[START Excerpted data]
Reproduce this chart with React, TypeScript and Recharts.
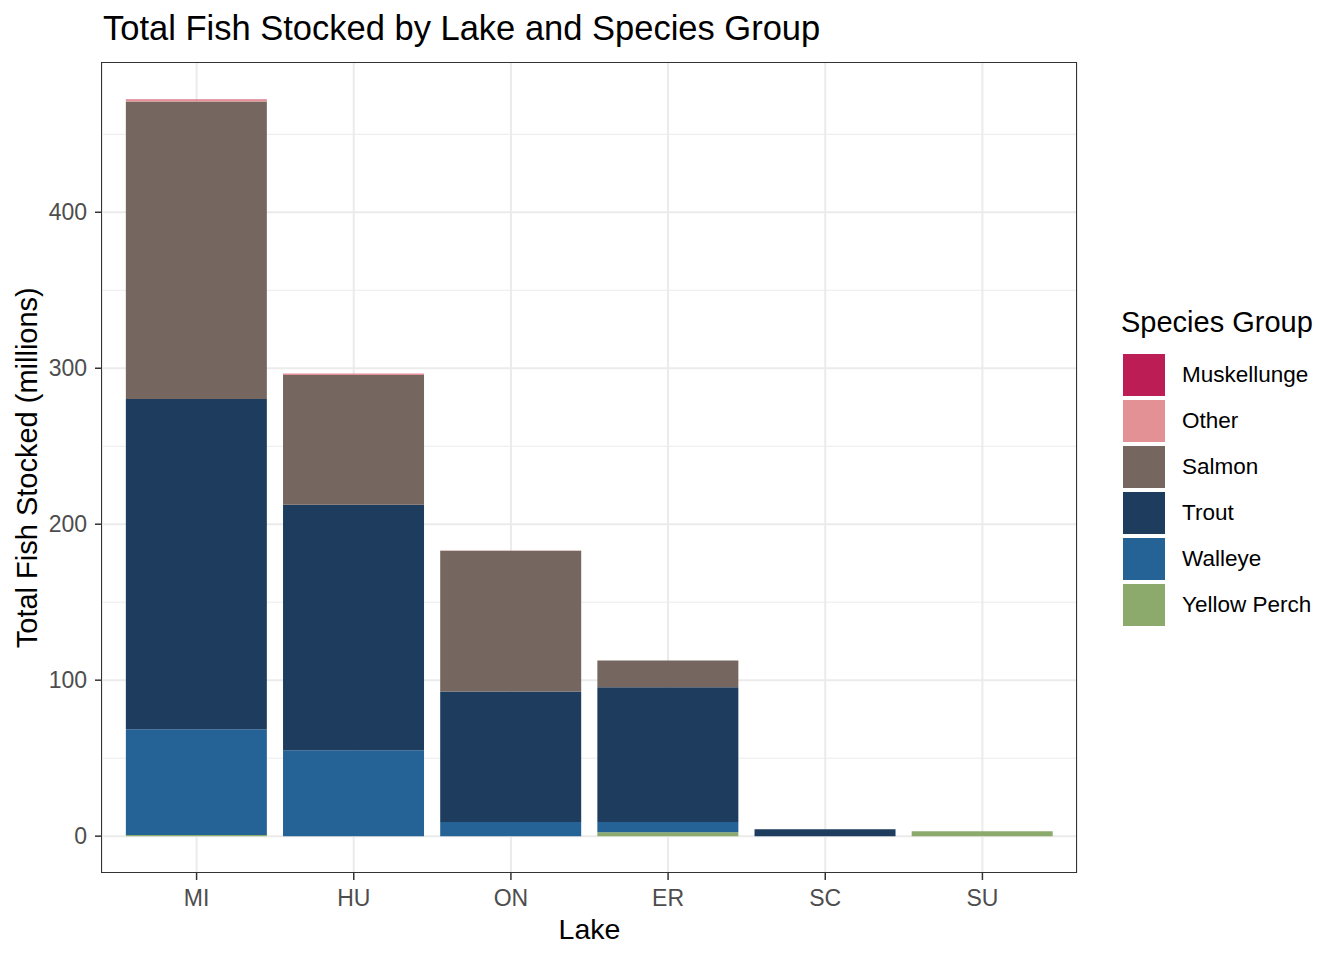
import React from 'react'
import { BarChart, Bar, XAxis, YAxis, CartesianGrid } from 'recharts'

const lakes = ['MI', 'HU', 'ON', 'ER', 'SC', 'SU']
const muskellunge = [0.1, 0.1, 0, 0, 0, 0]
const other = [1.3, 0.6, 0.1, 0.1, 0, 0]
const salmon = [190.7, 83.2, 90.2, 17.2, 0, 0]
const trout = [211.8, 157.5, 83.8, 86.4, 4.5, 0]
const walleye = [67.8, 55, 9, 6.5, 0, 0]
const yellowPerch = [0.7, 0, 0, 2.5, 0, 3.2]

const speciesGroups = ['Muskellunge', 'Other', 'Salmon', 'Trout', 'Walleye', 'Yellow Perch']
const speciesColors = ['#BC1D55', '#E39194', '#756760', '#1E3D5E', '#256295', '#8BAA6C']
const speciesValues = [muskellunge, other, salmon, trout, walleye, yellowPerch]

const majorTicks = [0, 100, 200, 300, 400]
const minorTicks = [50, 150, 250, 350, 450]

const FONT = '"Liberation Sans", Arial, sans-serif'

// plot panel box (ggplot panel), used for the chart margins and the panel border
const PANEL = { left: 102, top: 62.5, right: 1077, bottom: 873 }

const data = lakes.map((lake, i) => {
  const row: Record<string, number | string> = { lake }
  speciesGroups.forEach((g, j) => {
    row[g] = speciesValues[j][i]
  })
  return row
})

const maxTotal = Math.max(...lakes.map((_, i) => speciesValues.reduce((s, v) => s + v[i], 0)))
const yDomain: [number, number] = [-0.05 * maxTotal, maxTotal * 1.05]

export default function App() {
  // ggplot stacks the first level on top, recharts stacks the first Bar at the bottom
  const stackOrder = speciesGroups.map((g, i) => ({ g, c: speciesColors[i] })).reverse()

  return (
    <div style={{ position: 'absolute', left: 0, top: 0, width: 1344, height: 960, background: '#fff', fontFamily: FONT }}>
      <div style={{ position: 'absolute', left: 103, top: 9, fontSize: 34.5, color: '#000', whiteSpace: 'nowrap' }}>
        Total Fish Stocked by Lake and Species Group
      </div>

      <BarChart
        width={1344}
        height={960}
        data={data}
        margin={{ top: PANEL.top, right: 1344 - PANEL.right, bottom: 0, left: 0 }}
        barCategoryGap="5%"
        style={{ fontFamily: FONT }}
      >
        <CartesianGrid horizontalValues={minorTicks} vertical={false} stroke="#EBEBEB" strokeWidth={1} />
        <CartesianGrid horizontalValues={majorTicks} stroke="#EBEBEB" strokeWidth={2} />
        <XAxis
          dataKey="lake"
          height={960 - PANEL.bottom}
          padding={{ left: 16, right: 16 }}
          tickSize={7}
          tickMargin={10}
          tick={{ fill: '#4D4D4D', fontSize: 23 }}
          tickLine={{ stroke: '#333333', strokeWidth: 1.5 }}
          axisLine={false}
          label={{ value: 'Lake', position: 'insideBottom', offset: 21, fill: '#000', fontSize: 28.5 }}
        />
        <YAxis
          width={PANEL.left}
          domain={yDomain}
          allowDataOverflow
          ticks={majorTicks}
          tickSize={7}
          tickMargin={8}
          tick={{ fill: '#4D4D4D', fontSize: 23 }}
          tickLine={{ stroke: '#333333', strokeWidth: 1.5 }}
          axisLine={false}
          label={{
            value: 'Total Fish Stocked (millions)',
            angle: -90,
            position: 'insideLeft',
            offset: 27,
            fill: '#000',
            fontSize: 29,
            style: { textAnchor: 'middle' },
          }}
        />
        {stackOrder.map(({ g, c }) => (
          <Bar key={g} dataKey={g} stackId="lake" fill={c} isAnimationActive={false} />
        ))}
      </BarChart>

      <div
        style={{
          position: 'absolute',
          left: PANEL.left - 0.75,
          top: PANEL.top - 0.75,
          width: PANEL.right - PANEL.left - 1.5,
          height: PANEL.bottom - PANEL.top - 1.5,
          border: '1.5px solid #333333',
          pointerEvents: 'none',
        }}
      />

      <div style={{ position: 'absolute', left: 1121, top: 305, color: '#000' }}>
        <div style={{ fontSize: 29, lineHeight: '34px', marginBottom: 13 }}>Species Group</div>
        {speciesGroups.map((g, i) => (
          <div key={g} style={{ display: 'flex', alignItems: 'center', height: 46 }}>
            <div style={{ width: 42, height: 42, background: speciesColors[i], marginLeft: 2 }} />
            <div style={{ marginLeft: 17, fontSize: 22.5 }}>{g}</div>
          </div>
        ))}
      </div>
    </div>
  )
}
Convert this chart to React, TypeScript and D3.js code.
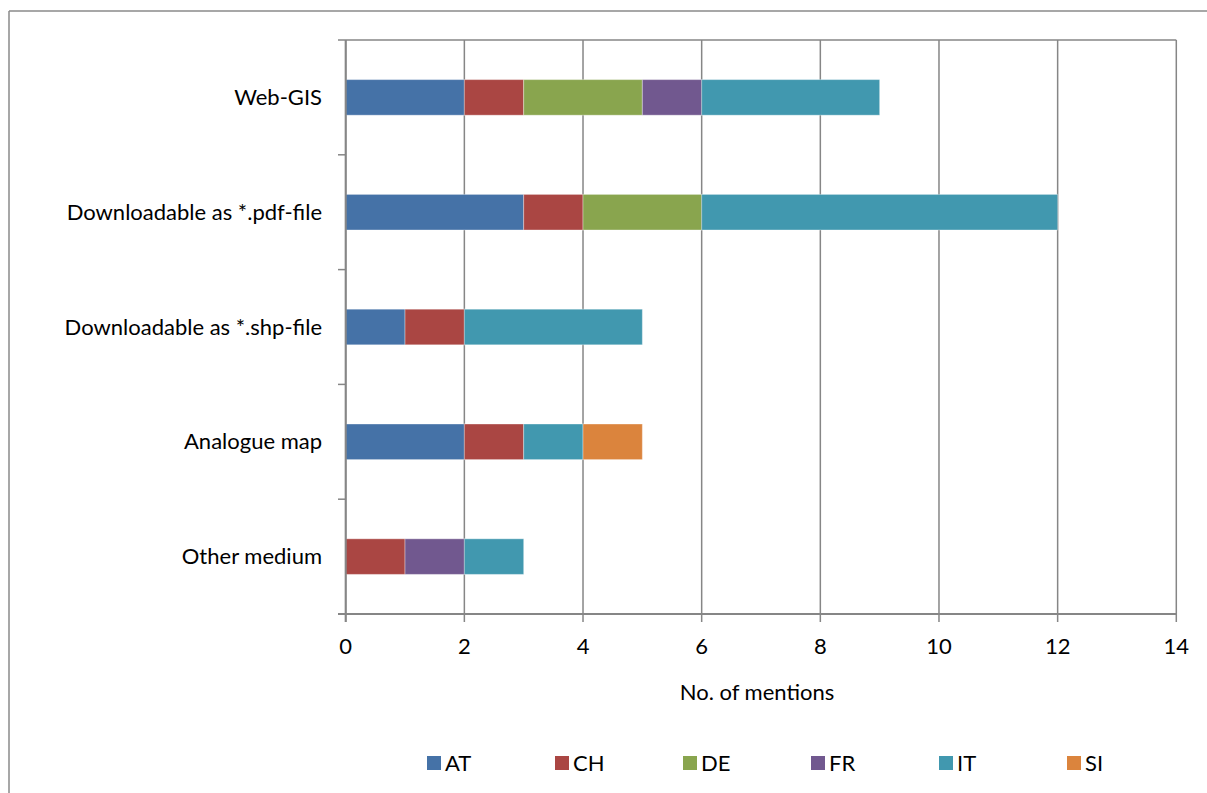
[END Excerpted data]
Work to do
Reproduce all the entries that precede this task, word for word, minus any pictures.

Exercise solution
Reproduce this chart with React, TypeScript and Recharts.
import React from 'react'
import { BarChart, Bar, XAxis, YAxis, CartesianGrid } from 'recharts'

const lakes = ['MI', 'HU', 'ON', 'ER', 'SC', 'SU']
const muskellunge = [0.1, 0.1, 0, 0, 0, 0]
const other = [1.3, 0.6, 0.1, 0.1, 0, 0]
const salmon = [190.7, 83.2, 90.2, 17.2, 0, 0]
const trout = [211.8, 157.5, 83.8, 86.4, 4.5, 0]
const walleye = [67.8, 55, 9, 6.5, 0, 0]
const yellowPerch = [0.7, 0, 0, 2.5, 0, 3.2]

const speciesGroups = ['Muskellunge', 'Other', 'Salmon', 'Trout', 'Walleye', 'Yellow Perch']
const speciesColors = ['#BC1D55', '#E39194', '#756760', '#1E3D5E', '#256295', '#8BAA6C']
const speciesValues = [muskellunge, other, salmon, trout, walleye, yellowPerch]

const majorTicks = [0, 100, 200, 300, 400]
const minorTicks = [50, 150, 250, 350, 450]

const FONT = '"Liberation Sans", Arial, sans-serif'

// plot panel box (ggplot panel), used for the chart margins and the panel border
const PANEL = { left: 102, top: 62.5, right: 1077, bottom: 873 }

const data = lakes.map((lake, i) => {
  const row: Record<string, number | string> = { lake }
  speciesGroups.forEach((g, j) => {
    row[g] = speciesValues[j][i]
  })
  return row
})

const maxTotal = Math.max(...lakes.map((_, i) => speciesValues.reduce((s, v) => s + v[i], 0)))
const yDomain: [number, number] = [-0.05 * maxTotal, maxTotal * 1.05]

export default function App() {
  // ggplot stacks the first level on top, recharts stacks the first Bar at the bottom
  const stackOrder = speciesGroups.map((g, i) => ({ g, c: speciesColors[i] })).reverse()

  return (
    <div style={{ position: 'absolute', left: 0, top: 0, width: 1344, height: 960, background: '#fff', fontFamily: FONT }}>
      <div style={{ position: 'absolute', left: 103, top: 9, fontSize: 34.5, color: '#000', whiteSpace: 'nowrap' }}>
        Total Fish Stocked by Lake and Species Group
      </div>

      <BarChart
        width={1344}
        height={960}
        data={data}
        margin={{ top: PANEL.top, right: 1344 - PANEL.right, bottom: 0, left: 0 }}
        barCategoryGap="5%"
        style={{ fontFamily: FONT }}
      >
        <CartesianGrid horizontalValues={minorTicks} vertical={false} stroke="#EBEBEB" strokeWidth={1} />
        <CartesianGrid horizontalValues={majorTicks} stroke="#EBEBEB" strokeWidth={2} />
        <XAxis
          dataKey="lake"
          height={960 - PANEL.bottom}
          padding={{ left: 16, right: 16 }}
          tickSize={7}
          tickMargin={10}
          tick={{ fill: '#4D4D4D', fontSize: 23 }}
          tickLine={{ stroke: '#333333', strokeWidth: 1.5 }}
          axisLine={false}
          label={{ value: 'Lake', position: 'insideBottom', offset: 21, fill: '#000', fontSize: 28.5 }}
        />
        <YAxis
          width={PANEL.left}
          domain={yDomain}
          allowDataOverflow
          ticks={majorTicks}
          tickSize={7}
          tickMargin={8}
          tick={{ fill: '#4D4D4D', fontSize: 23 }}
          tickLine={{ stroke: '#333333', strokeWidth: 1.5 }}
          axisLine={false}
          label={{
            value: 'Total Fish Stocked (millions)',
            angle: -90,
            position: 'insideLeft',
            offset: 27,
            fill: '#000',
            fontSize: 29,
            style: { textAnchor: 'middle' },
          }}
        />
        {stackOrder.map(({ g, c }) => (
          <Bar key={g} dataKey={g} stackId="lake" fill={c} isAnimationActive={false} />
        ))}
      </BarChart>

      <div
        style={{
          position: 'absolute',
          left: PANEL.left - 0.75,
          top: PANEL.top - 0.75,
          width: PANEL.right - PANEL.left - 1.5,
          height: PANEL.bottom - PANEL.top - 1.5,
          border: '1.5px solid #333333',
          pointerEvents: 'none',
        }}
      />

      <div style={{ position: 'absolute', left: 1121, top: 305, color: '#000' }}>
        <div style={{ fontSize: 29, lineHeight: '34px', marginBottom: 13 }}>Species Group</div>
        {speciesGroups.map((g, i) => (
          <div key={g} style={{ display: 'flex', alignItems: 'center', height: 46 }}>
            <div style={{ width: 42, height: 42, background: speciesColors[i], marginLeft: 2 }} />
            <div style={{ marginLeft: 17, fontSize: 22.5 }}>{g}</div>
          </div>
        ))}
      </div>
    </div>
  )
}
Convert this chart to React, TypeScript and D3.js code.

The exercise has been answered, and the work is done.